The basic idea of this library is to detect languages by computing cosine similarity (unigrams, bigrams, etc.) between models and given texts. This is a very popular approach based on Salton & McGill model. Also you may take a look at "Foundations of statistical natural language processing" by Schutze.
This library ships with models for some common languages (currently english, spanish, italian, french and guarani). These models were generated from 200 books and 2000 Wikipedia articles for each language.
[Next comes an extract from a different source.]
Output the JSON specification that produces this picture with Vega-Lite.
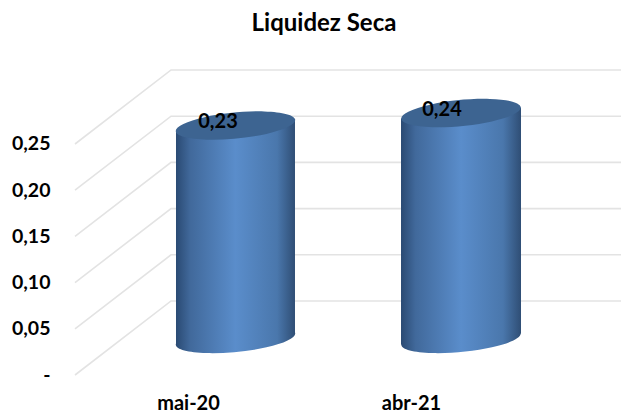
{
"$schema":"https://vega.github.io/schema/vega-lite/v6.json",
"autosize":"none","width":546,"height":335,
"padding":{"left":75,"top":40,"right":0,"bottom":39},
"background":"white",
"title":{"text":"Liquidez Seca","font":"Lato","fontSize":24,"fontWeight":"bold","color":"#000000","anchor":"middle","dx":-24,"offset":4},
"config":{"view":{"stroke":null}},
"datasets":{
"grid":[
{"v":0,"x":0.4933,"y":0},{"v":0,"x":0.924,"y":0.0801},{"v":0,"x":2.9417,"y":0.0801},
{"v":0.05,"x":0.4933,"y":0.05},{"v":0.05,"x":0.924,"y":0.1301},{"v":0.05,"x":2.9417,"y":0.1301},
{"v":0.1,"x":0.4933,"y":0.1},{"v":0.1,"x":0.924,"y":0.1801},{"v":0.1,"x":2.9417,"y":0.1801},
{"v":0.15,"x":0.4933,"y":0.15},{"v":0.15,"x":0.924,"y":0.2301},{"v":0.15,"x":2.9417,"y":0.2301},
{"v":0.2,"x":0.4933,"y":0.2},{"v":0.2,"x":0.924,"y":0.2801},{"v":0.2,"x":2.9417,"y":0.2801},
{"v":0.25,"x":0.4933,"y":0.25},{"v":0.25,"x":0.924,"y":0.3301},{"v":0.25,"x":2.9417,"y":0.3301}],
"sides":[
{"cat":"mai-20","x":0.9462,"top":0.2641,"bottom":0.033},
{"cat":"mai-20","x":1.4798,"top":0.276,"bottom":0.0449},
{"cat":"abr-21","x":1.9552,"top":0.2776,"bottom":0.033},
{"cat":"abr-21","x":2.4933,"top":0.2895,"bottom":0.0449}],
"caps":[
{"cat":"mai-20","x":1.213,"top":0.27,"bottom":0.039,"value":"0,23","lx":1.1345,"ly":0.2738},
{"cat":"abr-21","x":2.2242,"top":0.2835,"bottom":0.039,"value":"0,24","lx":2.139,"ly":0.2868}]
},
"layer":[
{"data":{"name":"grid"},
 "mark":{"type":"line","color":"#e3e3e3","strokeWidth":1.6},
 "encoding":{
  "x":{"field":"x","type":"quantitative","title":null,
    "scale":{"domain":[0.4933,2.9417],"nice":false,"zero":false},
    "axis":{"values":[1,2],"labelExpr":"datum.value==1?'mai-20':'abr-21'","domain":false,"ticks":false,"grid":false,"labelFont":"Lato","labelFontSize":20,"labelFontWeight":"bold","labelColor":"#000000","labelPadding":18,"labelFlush":false}},
  "y":{"field":"y","type":"quantitative","title":null,
    "scale":{"domain":[0,0.36255],"nice":false,"zero":false},
    "axis":{"values":[0,0.05,0.1,0.15,0.2,0.25],"labelExpr":"datum.value==0?'-\u00a0\u00a0\u00a0':replace(format(datum.value,'.2f'),'.',',')","domain":false,"ticks":false,"grid":false,"labelFont":"Lato","labelFontSize":19.5,"labelFontWeight":"bold","labelColor":"#000000","labelPadding":25,"labelFlush":false}},
  "detail":{"field":"v"}}},
{"data":{"name":"caps"},
 "mark":{"type":"point","filled":true,"opacity":1,"size":14400,
  "shape":"M -0.9954 0.0958 A 1 0.217 -5.5 1 1 0.9954 -0.0958 A 1 0.217 -5.5 1 1 -0.9954 0.0958 Z",
  "color":{"gradient":"linear","x1":0,"x2":1,"y1":0,"y2":0,"stops":[{"offset":0,"color":"#2a4a73"},{"offset":0.12,"color":"#41699b"},{"offset":0.5,"color":"#5a8dcb"},{"offset":0.85,"color":"#4a77ac"},{"offset":1,"color":"#2f4e75"}]}},
 "encoding":{"x":{"field":"x","type":"quantitative"},"y":{"field":"bottom","type":"quantitative"}}},
{"data":{"name":"sides"},
 "mark":{"type":"area","opacity":1,
  "color":{"gradient":"linear","x1":0,"x2":1,"y1":0,"y2":0,"stops":[{"offset":0,"color":"#2a4a73"},{"offset":0.12,"color":"#41699b"},{"offset":0.5,"color":"#5a8dcb"},{"offset":0.85,"color":"#4a77ac"},{"offset":1,"color":"#2f4e75"}]}},
 "encoding":{"x":{"field":"x","type":"quantitative"},"y":{"field":"top","type":"quantitative"},"y2":{"field":"bottom"},"detail":{"field":"cat"}}},
{"data":{"name":"caps"},
 "mark":{"type":"point","filled":true,"opacity":1,"size":14400,"color":"#3d6491",
  "shape":"M -0.9954 0.0958 A 1 0.217 -5.5 1 1 0.9954 -0.0958 A 1 0.217 -5.5 1 1 -0.9954 0.0958 Z"},
 "encoding":{"x":{"field":"x","type":"quantitative"},"y":{"field":"top","type":"quantitative"}}},
{"data":{"name":"caps"},
 "mark":{"type":"text","font":"Lato","fontSize":20,"fontWeight":"bold","color":"#000000","align":"center","baseline":"middle"},
 "encoding":{"x":{"field":"lx","type":"quantitative"},"y":{"field":"ly","type":"quantitative"},"text":{"field":"value"}}}
]
}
You may generate your own models with the scripts (...look at the 'scripts' folder).
irb(main):001:0> require './language'
irb(main):002:0> include Language
irb(main):003:0> example = Text.new( 'this is a sample sentence' )
irb(main):004:0> example.language_detection().first
=> [:english, 54.26]
irb(main):005:0> another_example = Text.new( 'peteĩ tapiti opopo tapepe' )
irb(main):006:0> another_example.language_detection().first
=> [:guarani, 59.22]
http://rlanguages.herokuapp.com/
(built with [sinatra] (http://www.sinatrarb.com/), [jquery] (http://jquery.com/) and [text-effects] (http://www.jsplugins.com/Scripts/Plugins/View/Jquery-Text-Effects/))
- Benchmarks (with different n-gram depths).
- Support for more languages.
- Multilingual processing (for spanglish, portuñol and jopará texts).